■ DIRECTIONS FOR THIS TASK ■
In the material below, find all lines with the string "image" and copy them.

■ THE RECORDS ■

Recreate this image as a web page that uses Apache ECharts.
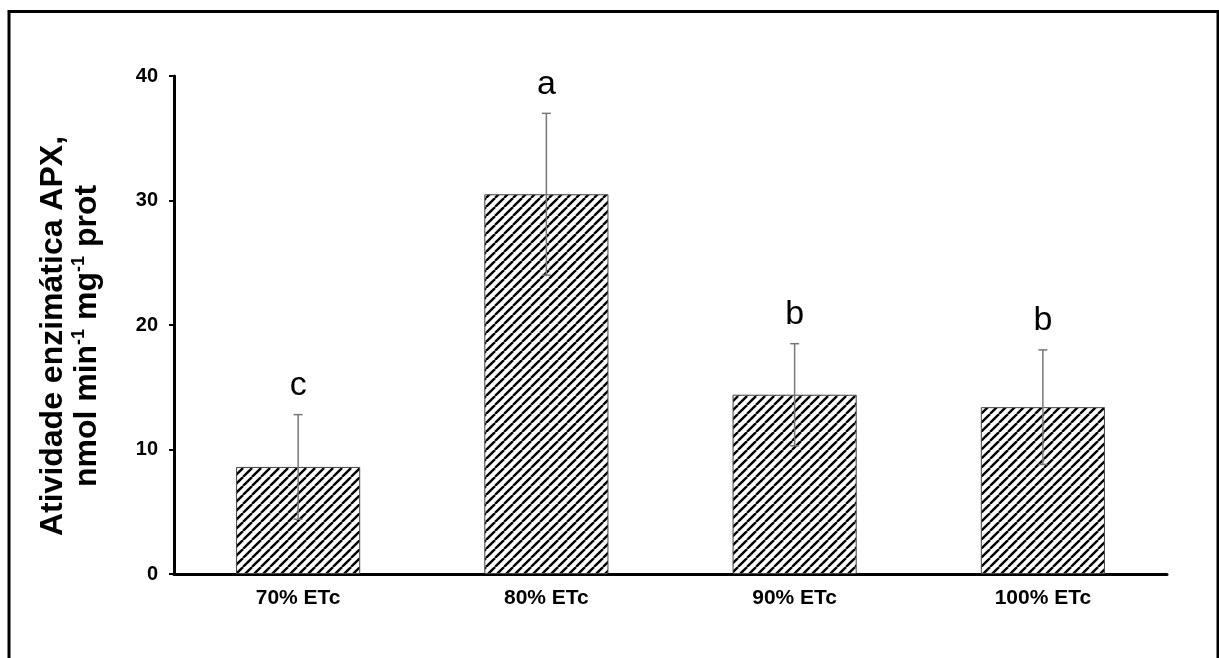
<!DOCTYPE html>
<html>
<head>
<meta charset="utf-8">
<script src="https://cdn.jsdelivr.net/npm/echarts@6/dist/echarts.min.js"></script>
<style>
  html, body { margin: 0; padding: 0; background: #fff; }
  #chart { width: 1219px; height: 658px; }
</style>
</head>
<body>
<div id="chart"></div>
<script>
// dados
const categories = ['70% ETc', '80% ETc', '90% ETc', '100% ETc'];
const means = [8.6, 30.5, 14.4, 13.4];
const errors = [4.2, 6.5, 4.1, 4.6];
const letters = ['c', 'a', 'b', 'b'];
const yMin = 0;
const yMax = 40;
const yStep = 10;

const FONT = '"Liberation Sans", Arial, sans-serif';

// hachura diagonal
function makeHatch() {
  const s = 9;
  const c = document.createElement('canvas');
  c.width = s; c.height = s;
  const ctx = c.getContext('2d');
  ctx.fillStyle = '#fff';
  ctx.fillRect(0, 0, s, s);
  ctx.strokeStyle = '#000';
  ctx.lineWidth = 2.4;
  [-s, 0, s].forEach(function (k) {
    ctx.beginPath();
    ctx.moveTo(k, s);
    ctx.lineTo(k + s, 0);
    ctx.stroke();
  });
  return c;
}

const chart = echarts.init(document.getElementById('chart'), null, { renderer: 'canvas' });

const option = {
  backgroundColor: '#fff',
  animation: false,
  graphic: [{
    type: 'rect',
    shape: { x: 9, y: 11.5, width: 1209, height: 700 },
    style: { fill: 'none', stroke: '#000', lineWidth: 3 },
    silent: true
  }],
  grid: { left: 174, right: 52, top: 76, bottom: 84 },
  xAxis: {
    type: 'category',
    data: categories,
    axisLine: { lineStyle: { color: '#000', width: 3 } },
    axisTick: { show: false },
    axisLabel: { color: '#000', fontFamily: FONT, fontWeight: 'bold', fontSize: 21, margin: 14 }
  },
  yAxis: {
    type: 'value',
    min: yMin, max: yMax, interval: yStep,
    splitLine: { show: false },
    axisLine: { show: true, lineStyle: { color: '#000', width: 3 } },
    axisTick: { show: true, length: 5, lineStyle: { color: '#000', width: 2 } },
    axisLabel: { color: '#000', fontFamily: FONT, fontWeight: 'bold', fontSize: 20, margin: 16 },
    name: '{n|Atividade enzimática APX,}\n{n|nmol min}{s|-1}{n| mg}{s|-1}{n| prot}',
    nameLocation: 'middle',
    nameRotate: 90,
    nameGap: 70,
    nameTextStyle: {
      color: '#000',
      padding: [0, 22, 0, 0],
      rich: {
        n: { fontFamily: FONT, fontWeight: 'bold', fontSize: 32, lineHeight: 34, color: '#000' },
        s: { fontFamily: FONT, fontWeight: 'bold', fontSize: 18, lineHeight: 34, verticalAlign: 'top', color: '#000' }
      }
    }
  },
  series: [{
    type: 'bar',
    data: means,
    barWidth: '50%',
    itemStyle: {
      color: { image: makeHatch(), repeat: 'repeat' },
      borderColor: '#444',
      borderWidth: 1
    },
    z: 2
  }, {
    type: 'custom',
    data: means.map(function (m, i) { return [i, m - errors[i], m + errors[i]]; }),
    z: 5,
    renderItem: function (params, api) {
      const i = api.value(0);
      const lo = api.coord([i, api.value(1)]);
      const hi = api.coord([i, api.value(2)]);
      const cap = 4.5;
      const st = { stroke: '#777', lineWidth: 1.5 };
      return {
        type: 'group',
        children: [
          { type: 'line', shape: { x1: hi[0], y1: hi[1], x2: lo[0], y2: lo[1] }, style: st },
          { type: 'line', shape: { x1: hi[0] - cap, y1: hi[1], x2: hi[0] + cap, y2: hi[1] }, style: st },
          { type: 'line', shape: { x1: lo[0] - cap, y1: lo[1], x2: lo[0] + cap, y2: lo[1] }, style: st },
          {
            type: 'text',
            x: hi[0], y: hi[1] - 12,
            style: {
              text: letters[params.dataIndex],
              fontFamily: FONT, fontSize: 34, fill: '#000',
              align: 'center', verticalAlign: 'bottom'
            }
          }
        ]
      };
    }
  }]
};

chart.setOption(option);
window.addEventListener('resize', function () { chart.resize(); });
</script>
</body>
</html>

--

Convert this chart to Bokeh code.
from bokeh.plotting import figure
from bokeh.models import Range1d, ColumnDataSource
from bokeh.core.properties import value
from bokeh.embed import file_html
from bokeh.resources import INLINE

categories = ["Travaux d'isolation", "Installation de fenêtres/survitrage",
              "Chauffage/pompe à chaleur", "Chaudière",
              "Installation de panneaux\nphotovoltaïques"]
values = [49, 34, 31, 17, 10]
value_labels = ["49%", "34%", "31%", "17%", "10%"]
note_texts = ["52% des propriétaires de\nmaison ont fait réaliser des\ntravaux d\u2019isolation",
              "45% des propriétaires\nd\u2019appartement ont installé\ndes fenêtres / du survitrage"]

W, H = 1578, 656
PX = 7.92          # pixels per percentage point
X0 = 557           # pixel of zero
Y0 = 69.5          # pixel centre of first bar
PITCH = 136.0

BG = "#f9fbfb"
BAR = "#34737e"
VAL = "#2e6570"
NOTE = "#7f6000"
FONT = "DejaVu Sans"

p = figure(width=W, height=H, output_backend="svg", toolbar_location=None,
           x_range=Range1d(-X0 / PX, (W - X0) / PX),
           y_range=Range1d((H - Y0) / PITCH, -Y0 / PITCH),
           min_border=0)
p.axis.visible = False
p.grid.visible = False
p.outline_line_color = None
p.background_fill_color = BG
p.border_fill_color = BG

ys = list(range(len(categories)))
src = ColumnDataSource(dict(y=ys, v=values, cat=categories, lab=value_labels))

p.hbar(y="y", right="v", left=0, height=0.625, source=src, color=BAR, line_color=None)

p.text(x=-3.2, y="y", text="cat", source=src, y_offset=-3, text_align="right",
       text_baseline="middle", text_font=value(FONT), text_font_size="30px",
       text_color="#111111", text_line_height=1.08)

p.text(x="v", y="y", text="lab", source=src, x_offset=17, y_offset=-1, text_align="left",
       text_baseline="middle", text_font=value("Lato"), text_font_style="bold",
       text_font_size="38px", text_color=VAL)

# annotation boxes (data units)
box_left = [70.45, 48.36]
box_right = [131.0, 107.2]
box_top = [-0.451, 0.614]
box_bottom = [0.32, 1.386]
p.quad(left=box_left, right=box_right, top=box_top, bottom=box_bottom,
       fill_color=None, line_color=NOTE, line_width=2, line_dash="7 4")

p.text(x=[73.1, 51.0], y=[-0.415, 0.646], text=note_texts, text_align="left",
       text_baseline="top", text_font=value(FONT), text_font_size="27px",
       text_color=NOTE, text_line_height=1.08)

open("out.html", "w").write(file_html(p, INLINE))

■ REPLY TO THE TASK ■
Recreate this image as a web page that uses Apache ECharts.
      color: { image: makeHatch(), repeat: 'repeat' },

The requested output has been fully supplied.